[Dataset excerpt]
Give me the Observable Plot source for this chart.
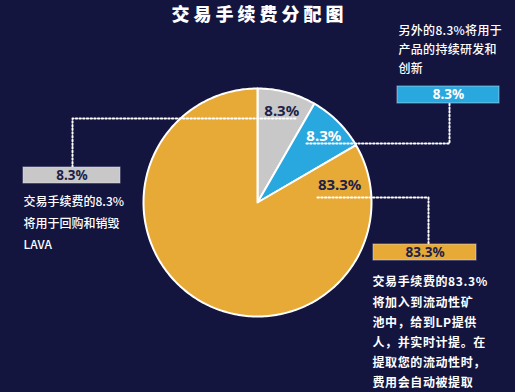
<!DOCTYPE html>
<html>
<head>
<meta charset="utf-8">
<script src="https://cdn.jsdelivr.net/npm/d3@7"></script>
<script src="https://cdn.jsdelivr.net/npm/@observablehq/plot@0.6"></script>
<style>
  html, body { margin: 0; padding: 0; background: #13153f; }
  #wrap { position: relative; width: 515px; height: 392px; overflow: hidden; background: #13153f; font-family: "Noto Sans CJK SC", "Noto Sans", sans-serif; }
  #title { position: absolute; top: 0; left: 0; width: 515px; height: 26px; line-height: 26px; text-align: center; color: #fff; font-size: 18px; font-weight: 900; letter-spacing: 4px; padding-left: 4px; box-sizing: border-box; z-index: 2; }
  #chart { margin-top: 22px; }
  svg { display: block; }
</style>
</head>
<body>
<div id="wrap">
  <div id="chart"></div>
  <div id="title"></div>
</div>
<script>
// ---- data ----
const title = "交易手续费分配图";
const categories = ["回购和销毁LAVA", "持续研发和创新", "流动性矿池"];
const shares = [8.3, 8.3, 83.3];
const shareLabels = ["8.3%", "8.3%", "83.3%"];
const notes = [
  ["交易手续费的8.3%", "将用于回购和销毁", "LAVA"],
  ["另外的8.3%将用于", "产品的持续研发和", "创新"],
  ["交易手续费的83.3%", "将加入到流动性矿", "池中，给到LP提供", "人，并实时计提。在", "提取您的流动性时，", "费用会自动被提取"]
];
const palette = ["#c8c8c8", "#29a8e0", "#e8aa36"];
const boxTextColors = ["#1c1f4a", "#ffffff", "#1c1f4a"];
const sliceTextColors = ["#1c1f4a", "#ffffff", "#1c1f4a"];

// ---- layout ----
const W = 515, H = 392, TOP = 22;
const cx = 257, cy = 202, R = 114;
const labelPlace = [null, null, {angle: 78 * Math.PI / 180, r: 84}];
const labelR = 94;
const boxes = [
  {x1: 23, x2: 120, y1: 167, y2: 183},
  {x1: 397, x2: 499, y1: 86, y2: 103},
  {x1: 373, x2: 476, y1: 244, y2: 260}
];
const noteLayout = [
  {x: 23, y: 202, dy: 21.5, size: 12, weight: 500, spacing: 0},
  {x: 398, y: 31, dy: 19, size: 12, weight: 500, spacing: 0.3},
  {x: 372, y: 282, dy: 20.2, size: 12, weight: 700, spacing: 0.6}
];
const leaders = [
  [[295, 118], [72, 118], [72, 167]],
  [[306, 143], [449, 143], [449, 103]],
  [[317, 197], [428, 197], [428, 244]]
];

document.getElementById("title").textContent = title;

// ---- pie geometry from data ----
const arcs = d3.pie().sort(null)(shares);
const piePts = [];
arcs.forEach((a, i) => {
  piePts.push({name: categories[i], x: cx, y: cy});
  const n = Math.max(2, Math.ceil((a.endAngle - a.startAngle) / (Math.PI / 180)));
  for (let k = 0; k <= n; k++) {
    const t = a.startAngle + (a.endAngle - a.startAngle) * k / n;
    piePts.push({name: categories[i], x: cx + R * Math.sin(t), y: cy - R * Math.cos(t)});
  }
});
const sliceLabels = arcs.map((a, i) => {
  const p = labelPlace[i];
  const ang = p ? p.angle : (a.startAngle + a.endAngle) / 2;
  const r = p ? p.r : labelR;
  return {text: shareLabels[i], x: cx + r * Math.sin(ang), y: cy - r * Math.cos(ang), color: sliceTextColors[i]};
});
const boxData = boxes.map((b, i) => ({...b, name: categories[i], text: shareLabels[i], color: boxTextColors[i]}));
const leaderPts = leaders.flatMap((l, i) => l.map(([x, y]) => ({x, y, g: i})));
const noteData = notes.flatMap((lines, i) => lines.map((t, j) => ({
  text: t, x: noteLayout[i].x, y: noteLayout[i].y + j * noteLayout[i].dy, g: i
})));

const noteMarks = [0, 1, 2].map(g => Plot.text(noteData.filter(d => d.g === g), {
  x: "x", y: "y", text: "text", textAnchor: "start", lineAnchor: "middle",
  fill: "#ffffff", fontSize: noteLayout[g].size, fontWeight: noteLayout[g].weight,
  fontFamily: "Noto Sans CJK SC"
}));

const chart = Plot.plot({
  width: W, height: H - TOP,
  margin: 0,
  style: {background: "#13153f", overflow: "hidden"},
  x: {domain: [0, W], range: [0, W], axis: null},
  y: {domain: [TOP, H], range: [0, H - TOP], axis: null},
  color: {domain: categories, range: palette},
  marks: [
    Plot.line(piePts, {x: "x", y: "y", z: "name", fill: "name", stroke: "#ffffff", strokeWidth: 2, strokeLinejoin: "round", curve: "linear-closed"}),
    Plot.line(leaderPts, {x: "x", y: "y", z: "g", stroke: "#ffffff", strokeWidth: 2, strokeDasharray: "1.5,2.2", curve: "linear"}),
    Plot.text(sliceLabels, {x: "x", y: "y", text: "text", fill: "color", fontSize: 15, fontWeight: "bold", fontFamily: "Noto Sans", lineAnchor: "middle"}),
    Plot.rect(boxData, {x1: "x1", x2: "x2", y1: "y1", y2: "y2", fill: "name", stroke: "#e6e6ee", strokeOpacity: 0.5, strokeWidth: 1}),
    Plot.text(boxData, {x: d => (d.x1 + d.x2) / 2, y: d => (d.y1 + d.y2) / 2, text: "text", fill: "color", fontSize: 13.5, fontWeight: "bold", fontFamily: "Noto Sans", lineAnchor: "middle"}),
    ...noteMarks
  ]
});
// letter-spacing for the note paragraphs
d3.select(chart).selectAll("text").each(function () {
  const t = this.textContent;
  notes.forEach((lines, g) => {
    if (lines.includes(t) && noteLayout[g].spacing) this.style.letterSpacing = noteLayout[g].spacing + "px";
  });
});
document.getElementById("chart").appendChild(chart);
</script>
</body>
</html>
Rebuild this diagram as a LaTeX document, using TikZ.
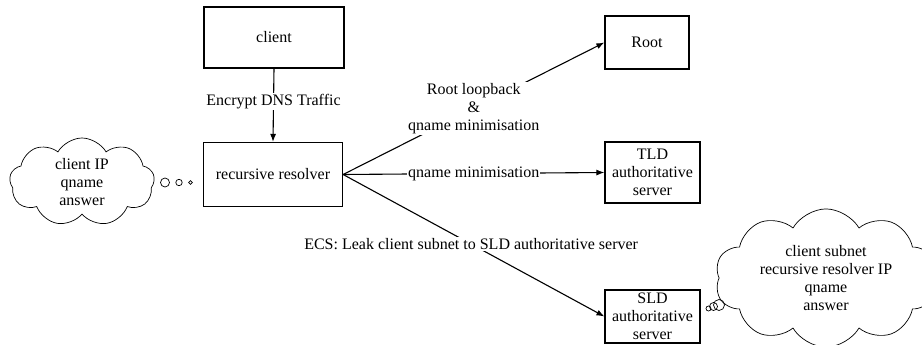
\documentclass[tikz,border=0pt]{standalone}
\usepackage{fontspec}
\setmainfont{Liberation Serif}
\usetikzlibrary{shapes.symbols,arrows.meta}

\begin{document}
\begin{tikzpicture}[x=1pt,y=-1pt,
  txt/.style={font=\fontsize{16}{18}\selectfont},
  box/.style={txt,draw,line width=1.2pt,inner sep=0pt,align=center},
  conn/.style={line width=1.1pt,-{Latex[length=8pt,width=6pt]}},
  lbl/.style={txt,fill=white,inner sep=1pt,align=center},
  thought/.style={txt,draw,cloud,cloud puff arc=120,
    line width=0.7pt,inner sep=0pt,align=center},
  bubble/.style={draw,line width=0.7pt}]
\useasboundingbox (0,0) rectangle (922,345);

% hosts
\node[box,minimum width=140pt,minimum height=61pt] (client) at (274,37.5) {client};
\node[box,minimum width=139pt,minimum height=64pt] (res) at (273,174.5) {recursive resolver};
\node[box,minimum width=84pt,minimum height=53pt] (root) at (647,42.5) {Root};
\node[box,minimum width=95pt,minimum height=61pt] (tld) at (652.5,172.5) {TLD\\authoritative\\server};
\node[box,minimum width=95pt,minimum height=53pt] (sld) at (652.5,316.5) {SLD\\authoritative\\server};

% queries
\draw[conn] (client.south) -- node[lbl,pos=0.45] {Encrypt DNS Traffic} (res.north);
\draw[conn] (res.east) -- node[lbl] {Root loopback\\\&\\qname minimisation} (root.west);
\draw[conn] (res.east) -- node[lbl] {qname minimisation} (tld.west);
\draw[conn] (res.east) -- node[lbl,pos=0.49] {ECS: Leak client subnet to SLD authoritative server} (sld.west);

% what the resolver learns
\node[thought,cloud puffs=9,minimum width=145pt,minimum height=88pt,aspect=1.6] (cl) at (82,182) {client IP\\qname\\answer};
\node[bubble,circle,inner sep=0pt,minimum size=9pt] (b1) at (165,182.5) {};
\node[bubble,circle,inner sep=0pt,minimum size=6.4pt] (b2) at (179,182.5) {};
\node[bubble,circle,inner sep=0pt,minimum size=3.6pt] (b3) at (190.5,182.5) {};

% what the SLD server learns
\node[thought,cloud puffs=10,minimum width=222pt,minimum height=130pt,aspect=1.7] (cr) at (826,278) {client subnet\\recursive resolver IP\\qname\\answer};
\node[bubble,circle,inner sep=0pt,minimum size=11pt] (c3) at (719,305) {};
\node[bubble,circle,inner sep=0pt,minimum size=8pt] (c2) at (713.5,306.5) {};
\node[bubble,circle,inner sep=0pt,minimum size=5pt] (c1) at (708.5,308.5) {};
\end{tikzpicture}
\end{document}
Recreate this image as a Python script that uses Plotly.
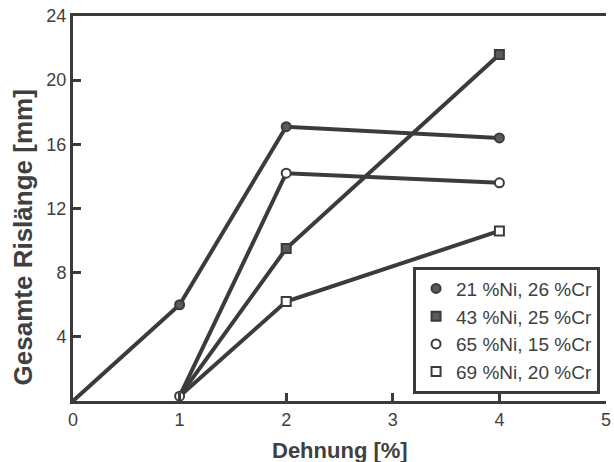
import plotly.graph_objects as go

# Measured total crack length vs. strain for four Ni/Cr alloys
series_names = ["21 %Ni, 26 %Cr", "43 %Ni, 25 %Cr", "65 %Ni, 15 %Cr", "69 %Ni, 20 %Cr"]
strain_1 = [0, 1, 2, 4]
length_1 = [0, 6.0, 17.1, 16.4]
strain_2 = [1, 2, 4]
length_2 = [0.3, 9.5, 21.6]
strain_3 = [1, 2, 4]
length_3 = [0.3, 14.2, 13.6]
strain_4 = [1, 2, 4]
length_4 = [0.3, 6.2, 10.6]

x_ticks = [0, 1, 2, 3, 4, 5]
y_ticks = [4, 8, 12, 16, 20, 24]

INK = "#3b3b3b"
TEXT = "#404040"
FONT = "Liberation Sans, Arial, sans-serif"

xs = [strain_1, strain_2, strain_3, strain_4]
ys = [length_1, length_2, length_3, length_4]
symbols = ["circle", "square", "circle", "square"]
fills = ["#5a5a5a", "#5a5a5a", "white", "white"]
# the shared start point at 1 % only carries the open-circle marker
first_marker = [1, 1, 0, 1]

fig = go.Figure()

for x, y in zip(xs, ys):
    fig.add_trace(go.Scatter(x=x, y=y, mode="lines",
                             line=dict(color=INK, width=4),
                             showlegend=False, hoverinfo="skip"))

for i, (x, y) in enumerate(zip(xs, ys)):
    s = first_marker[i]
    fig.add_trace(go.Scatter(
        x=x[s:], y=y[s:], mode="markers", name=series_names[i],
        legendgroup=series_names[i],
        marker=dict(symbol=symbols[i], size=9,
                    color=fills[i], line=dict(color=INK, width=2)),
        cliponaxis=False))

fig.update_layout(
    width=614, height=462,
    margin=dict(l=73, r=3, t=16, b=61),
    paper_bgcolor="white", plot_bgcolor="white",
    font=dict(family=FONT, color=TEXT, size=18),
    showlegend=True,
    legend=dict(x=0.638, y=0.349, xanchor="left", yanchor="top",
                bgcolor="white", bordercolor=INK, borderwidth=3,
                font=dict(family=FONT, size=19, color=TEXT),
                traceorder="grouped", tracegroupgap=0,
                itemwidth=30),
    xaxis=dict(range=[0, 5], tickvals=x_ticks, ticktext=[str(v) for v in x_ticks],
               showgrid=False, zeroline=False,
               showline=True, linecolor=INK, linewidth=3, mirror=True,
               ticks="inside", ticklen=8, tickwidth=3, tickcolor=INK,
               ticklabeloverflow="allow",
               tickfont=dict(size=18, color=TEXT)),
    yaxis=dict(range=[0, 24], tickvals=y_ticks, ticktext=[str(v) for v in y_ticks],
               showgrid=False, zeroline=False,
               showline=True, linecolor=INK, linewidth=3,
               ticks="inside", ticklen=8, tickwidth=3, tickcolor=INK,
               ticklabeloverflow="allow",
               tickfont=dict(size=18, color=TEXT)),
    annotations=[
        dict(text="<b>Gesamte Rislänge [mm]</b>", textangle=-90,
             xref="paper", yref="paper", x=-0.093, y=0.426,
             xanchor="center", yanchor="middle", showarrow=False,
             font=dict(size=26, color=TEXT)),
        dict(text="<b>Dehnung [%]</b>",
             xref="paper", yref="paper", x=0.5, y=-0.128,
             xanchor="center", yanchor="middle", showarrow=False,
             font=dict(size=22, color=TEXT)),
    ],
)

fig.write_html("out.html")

## Exercise aim
Leave out the pictures and quote exactly the lines from the one where "Rebuild this diagram" appears to the one where "width=95pt,minimum height=53pt] (sld)" appears, both ends counted.

## Task solution
Rebuild this diagram as a LaTeX document, using TikZ.
\documentclass[tikz,border=0pt]{standalone}
\usepackage{fontspec}
\setmainfont{Liberation Serif}
\usetikzlibrary{shapes.symbols,arrows.meta}

\begin{document}
\begin{tikzpicture}[x=1pt,y=-1pt,
  txt/.style={font=\fontsize{16}{18}\selectfont},
  box/.style={txt,draw,line width=1.2pt,inner sep=0pt,align=center},
  conn/.style={line width=1.1pt,-{Latex[length=8pt,width=6pt]}},
  lbl/.style={txt,fill=white,inner sep=1pt,align=center},
  thought/.style={txt,draw,cloud,cloud puff arc=120,
    line width=0.7pt,inner sep=0pt,align=center},
  bubble/.style={draw,line width=0.7pt}]
\useasboundingbox (0,0) rectangle (922,345);

% hosts
\node[box,minimum width=140pt,minimum height=61pt] (client) at (274,37.5) {client};
\node[box,minimum width=139pt,minimum height=64pt] (res) at (273,174.5) {recursive resolver};
\node[box,minimum width=84pt,minimum height=53pt] (root) at (647,42.5) {Root};
\node[box,minimum width=95pt,minimum height=61pt] (tld) at (652.5,172.5) {TLD\\authoritative\\server};
\node[box,minimum width=95pt,minimum height=53pt] (sld) at (652.5,316.5) {SLD\\authoritative\\server};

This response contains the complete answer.